I have this problem:
Suppose that for all x in (−c, c) the identity
a0 + a1x + .... + an-1x^(n-1) + (an + A(x))x^n = b0 + b1x + .... + bn-1x^(n-1) + (bn + B(x))x^n, where the limit as x goes to 0 of A(x) = lim as x goes to 0 of B(x) = 0. How would I show that a0 = b0, a1 = b1, ...... , an = bn. It seems to make sense, but I'm not quite show sure how to show it. How would you do it? Thanks for any help on this.
• Nov 2nd 2007, 07:59 AM
ThePerfectHacker
Quote:

Originally Posted by MKLyon
I'm having trouble thinking this out.
I have this problem:
Suppose that for all x in (−c, c) the identity
a0 + a1x + .... + an-1x^(n-1) + (an + A(x))x^n = b0 + b1x + .... + bn-1x^(n-1) + (bn + B(x))x^n, where the limit as x goes to 0 of A(x) = lim as x goes to 0 of B(x) = 0. How would I show that a0 = b0, a1 = b1, ...... , an = bn. It seems to make sense, but I'm not quite show sure how to show it. How would you do it? Thanks for any help on this.

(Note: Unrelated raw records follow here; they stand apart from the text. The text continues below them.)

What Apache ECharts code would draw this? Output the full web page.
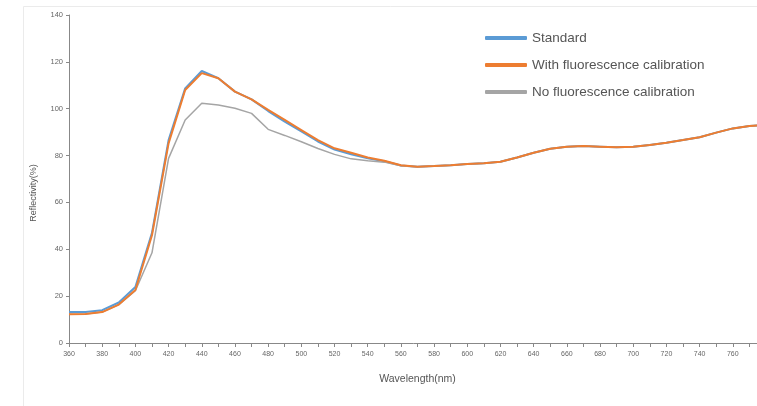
<!DOCTYPE html>
<html>
<head>
<meta charset="utf-8">
<script src="https://cdn.jsdelivr.net/npm/echarts@6/dist/echarts.min.js"></script>
<style>html,body{margin:0;padding:0;background:#fff}#c{width:757px;height:406px}</style>
</head>
<body>
<div id="c"></div>
<script>
const wavelengths = [360,370,380,390,400,410,420,430,440,450,460,470,480,490,500,510,520,530,540,550,560,570,580,590,600,610,620,630,640,650,660,670,680,690,700,710,720,730,740,750,760,770,780];
const standard = [13.2,13.2,14.0,17.3,23.9,47,86.6,108.7,116.1,113,107.3,104,99,94.5,90.3,86,82.6,80.6,78.8,77.6,75.8,75.2,75.5,75.9,76.4,76.7,77.4,79.2,81.2,82.9,83.8,84.1,83.8,83.5,83.8,84.5,85.5,86.6,87.8,89.8,91.6,92.6,93];
const withCal = [12.3,12.4,13.2,16.4,22.6,46,85.2,108,115.2,113,107.3,104,99.5,95.2,90.9,86.6,83.1,81.2,79.2,77.8,75.9,75.2,75.5,75.9,76.4,76.7,77.4,79.2,81.2,82.9,83.8,84.1,83.8,83.5,83.8,84.5,85.5,86.6,87.8,89.8,91.6,92.6,93];
const noCal = [12.3,12.4,13.2,16.4,22.3,38.5,78.8,95.2,102.3,101.6,100.2,98,91.2,88.6,85.9,83,80.5,78.6,77.8,77.2,75.6,75.2,75.5,75.9,76.4,76.7,77.4,79.2,81.2,82.9,83.8,84.1,83.8,83.5,83.8,84.5,85.5,86.6,87.8,89.8,91.6,92.6,93];
const seriesNames = ['Standard','With fluorescence calibration','No fluorescence calibration'];
const yTicks = [0,20,40,60,80,100,120,140];

const pair = arr => wavelengths.map((w,i)=>[w,arr[i]]);
const chart = echarts.init(document.getElementById('c'), null, {renderer:'canvas'});
const font = '"Liberation Sans", Arial, sans-serif';
chart.setOption({
  animation:false,
  textStyle:{fontFamily:font},
  graphic:[{type:'rect',shape:{x:23.5,y:6.5,width:800,height:500},style:{fill:'none',stroke:'#ebebeb',lineWidth:1},silent:true,z:-1}],
  grid:{left:69,right:-9,top:15,bottom:63,outerBoundsMode:'none',containLabel:false},
  legend:{
    orient:'vertical',left:480,top:26,itemWidth:42,itemHeight:4,itemGap:13,
    icon:'roundRect',
    textStyle:{fontSize:13.5,color:'#555',fontFamily:font},
    data:seriesNames
  },
  xAxis:{
    type:'value',min:360,max:780,interval:10,
    name:'Wavelength(nm)',nameLocation:'middle',nameGap:31,
    nameTextStyle:{fontSize:10.5,color:'#555'},
    axisLine:{lineStyle:{color:'#888',width:1}},
    axisTick:{length:4,lineStyle:{color:'#888'}},
    axisLabel:{fontSize:7,color:'#666',margin:8,formatter:v=> (v%20===0 && v<780)? String(v):''},
    splitLine:{show:false}
  },
  yAxis:{
    type:'value',min:yTicks[0],max:yTicks[yTicks.length-1],interval:20,
    name:'Reflectivity(%)',nameLocation:'middle',nameGap:31,
    nameTextStyle:{fontSize:9,color:'#555',padding:[0,28,0,0]},
    axisLine:{show:true,lineStyle:{color:'#888',width:1}},
    axisTick:{show:true,length:3,lineStyle:{color:'#888'}},
    axisLabel:{fontSize:7.5,color:'#666',margin:6},
    splitLine:{show:false}
  },
  series:[
    {name:seriesNames[0],type:'line',data:pair(standard),showSymbol:false,z:2,lineStyle:{color:'#5b9bd5',width:2},itemStyle:{color:'#5b9bd5'}},
    {name:seriesNames[1],type:'line',data:pair(withCal),showSymbol:false,z:4,lineStyle:{color:'#ed7d31',width:2},itemStyle:{color:'#ed7d31'}},
    {name:seriesNames[2],type:'line',data:pair(noCal),showSymbol:false,z:3,lineStyle:{color:'#a5a5a5',width:1.5},itemStyle:{color:'#a5a5a5'}}
  ]
});
</script>
</body>
</html>
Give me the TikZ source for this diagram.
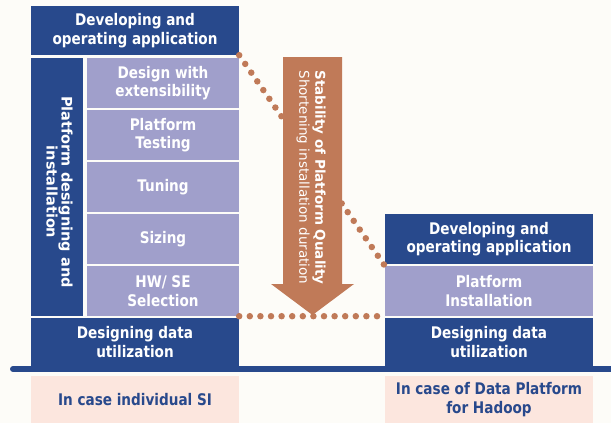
\documentclass[tikz,border=0pt]{standalone}
\usepackage{fontspec}
\setmainfont{DejaVu Sans}[FakeStretch=0.85]
\newfontfamily\upfont{DejaVu Sans}
\usepackage{tikz}
\usetikzlibrary{positioning,calc}
\definecolor{navyBlue}{RGB}{40,73,140}
\definecolor{lavender}{RGB}{160,159,203}
\definecolor{clay}{RGB}{192,122,88}
\definecolor{blush}{RGB}{252,230,222}
\definecolor{paperBg}{RGB}{253,252,248}

\begin{document}
\begin{tikzpicture}[x=1pt,y=1pt]
  \tikzstyle{layer} = [fill=navyBlue, text=white, rectangle, inner sep=0pt, minimum width=208pt, minimum height=48pt, align=center, font={\fontsize{16}{18.5}\selectfont\bfseries}]
  \tikzstyle{task} = [layer, fill=lavender, minimum width=152pt, minimum height=50pt, node distance=52pt]
  \tikzstyle{caseBox} = [layer, fill=blush, text=navyBlue, minimum height=47pt]
  \tikzstyle{dotEdge} = [clay, line width=6.5pt, line cap=round, dash pattern=on 0pt off 10.6pt]
  \tikzstyle{rotLabel} = [text=white, align=center, rotate=-90, inner sep=0pt]

  \fill[paperBg] (0,0) rectangle (611,-423);
  \useasboundingbox (0,0) rectangle (611,-423);

  \node[layer, name=devL, minimum height=49pt] at (135,-30.5) {Developing and\\operating application};
  \node[layer, name=platL, minimum width=52pt, minimum height=258pt] at (57,-187) {};
  \node[rotLabel, name=platText, font={\upfont\fontsize{14.5}{15}\selectfont\bfseries}] at (59.5,-192) {Platform designing and\\installation};
  \node[task, name=design] at (163,-83) {Design with\\extensibility};
  \node[task, name=testing, below of=design] {Platform\\Testing};
  \node[task, name=tuning, below of=testing] {Tuning};
  \node[task, name=sizing, below of=tuning] {Sizing};
  \node[task, name=hwse, below of=sizing] {HW/ SE\\Selection};
  \node[layer, name=dataL] at (135,-342) {Designing data\\utilization};
  \node[caseBox, name=caseL] at (135,-399.5) {In case individual SI};

  \node[layer, name=dataR] at (489,-342) {Designing data\\utilization};
  \node[task, name=instR, minimum width=208pt, above of=dataR, node distance=51pt] {Platform\\Installation};
  \node[layer, name=devR, minimum height=50pt, above of=instR, node distance=52pt] {Developing and\\operating application};
  \node[caseBox, name=caseR] at (489,-399.5) {In case of Data Platform\\for Hadoop};

  \draw[navyBlue, line width=6pt, line cap=round] (13,-369) -- (620,-369);

  \draw (devL.south east) edge[dotEdge] (instR.north west);

  \fill[clay] (283,-57) -- (342,-57) -- (342,-284) -- (354,-284) -- (312.5,-315)
      -- (271,-284) -- (283,-284) -- cycle;
  \node[rotLabel, name=gainText, font={\upfont\fontsize{13.5}{16}\selectfont}] at (311,-177.5)
      {\bfseries Stability of Platform Quality\\Shortening installation duration};

  \draw (hwse.south east) edge[dotEdge] (instR.south west);
\end{tikzpicture}
\end{document}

$\displaystyle a_0 + a_1x+...+ (a_n +A(x))x^n = b_0+b_1x+...+(b_n+B(x))x^n$
Take the limit $\displaystyle x\to 0$ of both sides, and we get,
$\displaystyle a_0=b_0$.
Subtract these from both sides to get,
$\displaystyle a_1x+...+(a_n+A(x))x^n = b_1x+...+(b_n+B(x))x^n$
Divide by $\displaystyle x\not = 0$ to get,
$\displaystyle a_1+...+(a_n+A(x))x^{n-1}=b_1+...+(b_n+B(x))x^{n-1}$.
Take the limit again,
$\displaystyle a_1 = b_1$
Keep on repeating this argument.
• Nov 2nd 2007, 08:13 AM
MKLyon
That's really clever. Thank you. One other question:
If the polynomial p(x) = the sum from k = 0 to n of akx^k for all x in (-c,c), what would be the coefficients ak?

Thanks again for the help.
• Nov 2nd 2007, 10:36 AM
ThePerfectHacker
Quote:

Originally Posted by MKLyon
That's really clever. Thank you. One other question:
If the polynomial p(x) = the sum from k = 0 to n of akx^k for all x in (-c,c), what would be the coefficients ak?

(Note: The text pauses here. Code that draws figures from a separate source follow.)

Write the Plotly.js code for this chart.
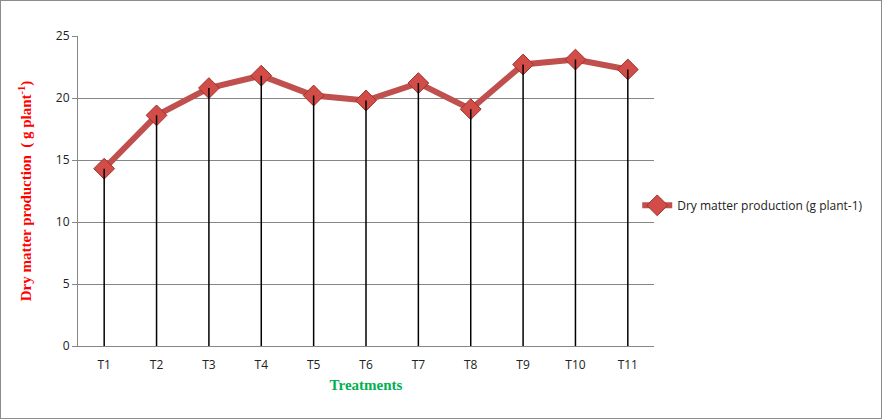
<!DOCTYPE html>
<html><head><meta charset="utf-8">
<script src="https://cdn.plot.ly/plotly-3.0.1.min.js"></script>
<style>
html,body{margin:0;padding:0;background:#fff;}
#chart{width:882px;height:419px;box-sizing:border-box;border:1px solid #8c8c8c;}
</style></head>
<body><div id="chart"></div>
<script>
const categories = ["T1","T2","T3","T4","T5","T6","T7","T8","T9","T10","T11"];
const dryMatter = [14.3, 18.6, 20.8, 21.8, 20.2, 19.8, 21.2, 19.1, 22.7, 23.1, 22.3];
const seriesName = "Dry matter production (g plant-1)";
const yTicks = [0, 5, 10, 15, 20, 25];

// drop lines from each point to zero
const dropX = [], dropY = [];
categories.forEach((c, i) => { dropX.push(c, c, null); dropY.push(0, dryMatter[i], null); });

const traces = [
  {
    x: categories, y: dryMatter, type: 'scatter', mode: 'lines+markers', name: seriesName,
    line: {color: '#C0504D', width: 6},
    marker: {symbol: 'diamond', size: 16, color: '#D24C48', line: {color: '#9A3330', width: 1}}
  },
  {
    x: dropX, y: dropY, type: 'scatter', mode: 'lines', showlegend: false, hoverinfo: 'skip',
    line: {color: '#000000', width: 1.5}
  }
];

const layout = {
  width: 880, height: 417,
  margin: {l: 77, r: 227, t: 35, b: 72, autoexpand: false},
  paper_bgcolor: '#ffffff', plot_bgcolor: '#ffffff',
  showlegend: true,
  legend: {xref: 'container', x: 0.723, xanchor: 'left', yref: 'container', y: 0.51, yanchor: 'middle', font: {family: 'Open Sans, sans-serif', size: 12, color: '#222'}, itemwidth: 30, bgcolor: 'rgba(0,0,0,0)'},
  xaxis: {
    type: 'category', range: [-0.5, 10.5], showgrid: false, zeroline: false,
    showline: true, linecolor: '#868686', linewidth: 1, ticks: 'outside', ticklen: 8, tickcolor: 'rgba(0,0,0,0)',
    tickfont: {family: 'Open Sans, sans-serif', size: 12, color: '#222'},
    title: {text: '<b>Treatments</b>', font: {family: 'Liberation Serif, serif', size: 15, color: '#00B050'}, standoff: 7}
  },
  yaxis: {
    range: [0, 25], tickvals: yTicks, ticktext: yTicks.map(String),
    showgrid: true, gridcolor: '#868686', gridwidth: 1, zeroline: false,
    showline: true, linecolor: '#868686', linewidth: 1, ticks: 'outside', ticklen: 5, tickcolor: '#868686',
    tickfont: {family: 'Open Sans, sans-serif', size: 12, color: '#222'},
    title: {text: '<b>Dry matter production  ( g plant<sup>-1</sup>)</b>', font: {family: 'Liberation Serif, serif', size: 15, color: '#FF0000'}, standoff: 20}
  }
};
Plotly.newPlot('chart', traces, layout, {displayModeBar: false, staticPlot: true});
</script></body></html>
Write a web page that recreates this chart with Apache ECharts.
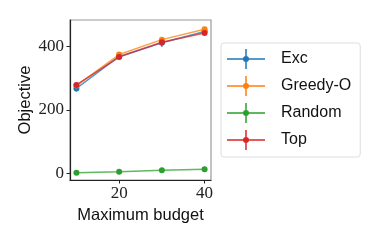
<!DOCTYPE html>
<html><head><meta charset="utf-8">
<script src="https://cdn.jsdelivr.net/npm/echarts@6/dist/echarts.min.js"></script>
<style>html,body{margin:0;padding:0;background:#fff}#c{width:377px;height:242px}</style>
</head><body><div id="c"></div>
<script>
var budgets = [10, 20, 30, 40];
var seriesNames = ['Exc', 'Greedy-O', 'Random', 'Top'];
var exc = [268, 369, 412, 448];
var greedyO = [277, 375, 422, 455];
var random = [2, 5, 10, 13];
var top_ = [279, 367, 414, 443];
var excErr = [10, 4, 13, 5];
var greedyErr = [3, 3, 3, 3];
var randomErr = [1, 1, 1, 1];
var topErr = [3, 3, 3, 3];
var xTicks = [20, 40];
var yTicks = [0, 200, 400];
var colors = ['#1f77b4', '#ff7f0e', '#2ca02c', '#d62728'];

var values = [exc, greedyO, random, top_];
var errs = [excErr, greedyErr, randomErr, topErr];

var icon = 'path://M0,9.25L38,9.25L38,10.75L0,10.75Z M18.25,0L19.75,0L19.75,20L18.25,20Z M16,10A3,3,0,1,1,22,10A3,3,0,1,1,16,10Z';

var series = [];
values.forEach(function (v, i) {
  series.push({
    name: seriesNames[i], type: 'line',
    data: budgets.map(function (b, j) { return [b, v[j]]; }),
    symbol: 'circle', symbolSize: 6,
    lineStyle: { width: 1.5, color: colors[i], opacity: 0.75 },
    itemStyle: { color: colors[i] },
    emphasis: { disabled: true }, z: 3 + i
  });
});
values.forEach(function (v, i) {
  series.push({
    type: 'custom', name: seriesNames[i] + ' err', z: 2,
    data: budgets.map(function (b, j) { return [b, v[j] - errs[i][j], v[j] + errs[i][j]]; }),
    renderItem: function (params, api) {
      var lo = api.coord([api.value(0), api.value(1)]);
      var hi = api.coord([api.value(0), api.value(2)]);
      return { type: 'line', shape: { x1: lo[0], y1: lo[1], x2: hi[0], y2: hi[1] },
        style: { stroke: colors[i], lineWidth: 1.5, opacity: 0.75 } };
    },
    encode: { x: 0, y: [1, 2] }
  });
});

var chart = echarts.init(document.getElementById('c'), null, { renderer: 'canvas' });
chart.setOption({
  animation: false,
  grid: { left: 70, right: 166, top: 20, bottom: 62, show: true, borderColor: '#999', borderWidth: 1.2, backgroundColor: 'transparent' },
  xAxis: {
    type: 'value', min: 8.5, max: 41.5,
    name: 'Maximum budget', nameLocation: 'middle', nameGap: 23,
    nameTextStyle: { fontFamily: 'Liberation Sans', fontSize: 16.5, color: '#111' },
    axisLine: { show: true, onZero: false, lineStyle: { color: '#222', width: 1.2 } },
    axisTick: { show: true, length: 3.5, customValues: xTicks, lineStyle: { color: '#222' } },
    axisLabel: { customValues: xTicks, fontFamily: 'Liberation Serif', fontSize: 17, color: '#222', margin: 5 },
    splitLine: { show: false }
  },
  yAxis: {
    type: 'value', min: -21, max: 484,
    name: 'Objective', nameLocation: 'middle', nameGap: 36,
    nameTextStyle: { fontFamily: 'Liberation Sans', fontSize: 16.5, color: '#111' },
    axisLine: { show: true, onZero: false, lineStyle: { color: '#222', width: 1.2 } },
    axisTick: { show: true, length: 3.5, customValues: yTicks, lineStyle: { color: '#222' } },
    axisLabel: { customValues: yTicks, fontFamily: 'Liberation Serif', fontSize: 17, color: '#222', margin: 6 },
    splitLine: { show: false }
  },
  legend: {
    data: seriesNames.map(function (n) { return { name: n, icon: icon }; }),
    orient: 'vertical', left: 221, top: 43,
    itemWidth: 38, itemHeight: 20, itemGap: 7,
    padding: [6, 9, 7, 6],
    borderColor: '#ddd', borderWidth: 1, borderRadius: 3,
    textStyle: { fontFamily: 'Liberation Sans', fontSize: 16, color: '#111', padding: [0, 0, 0, 11] },
    selectedMode: false
  },
  series: series
});
</script></body></html>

Thanks again for the help.

For any polynomial $\displaystyle p(x)$ we can write $\displaystyle p(x) = \sum_{n=0}^{\infty} \frac{p^{(n)}(0)}{n!}x^n$*.

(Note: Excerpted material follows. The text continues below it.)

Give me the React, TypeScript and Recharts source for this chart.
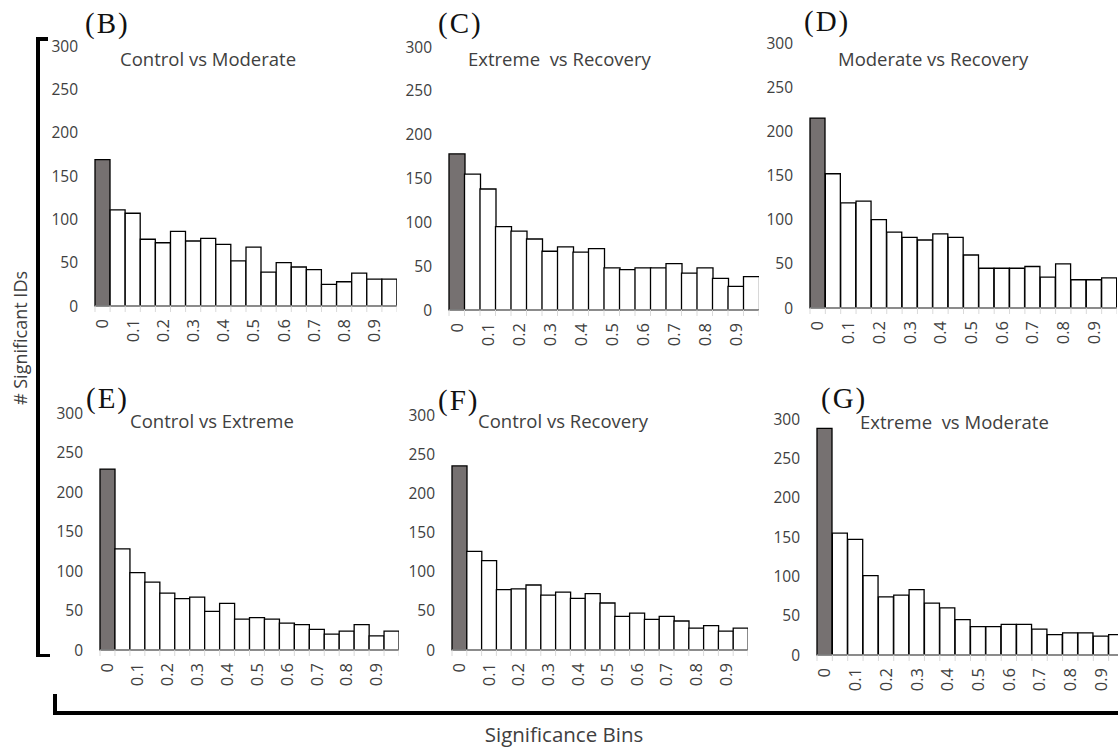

*)This is actually a finite sum because eventually the derivative is zero. Take for example $\displaystyle p(x) = 1+x+x^2$ then $\displaystyle p'''(x) = 0$ so $\displaystyle p^{(n)}(x) = 0$ for all $\displaystyle n\geq 3$.
• Nov 2nd 2007, 11:24 AM
MKLyon
If the polynomial (I'll write out the sum in long form) is:
a0 + a1x^1 + .... + anx^n and it equals zero, doesn't it mean all the coeffcients ak must be zero? Is this the answer to my second question?
• Nov 2nd 2007, 11:32 AM
ThePerfectHacker
Quote:

Originally Posted by MKLyon
If the polynomial (I'll write out the sum in long form) is:
a0 + a1x^1 + .... + anx^n and it equals zero, doesn't it mean all the coeffcients ak must be zero? Is this the answer to my second question?

A polynomial $\displaystyle f(x)$ which is non-zero has at most $\displaystyle \deg f(x)$ zeros. So if $\displaystyle f(x)$ is always zero on an interval then it must be the zero polynomial because it can only have finite number of zeros.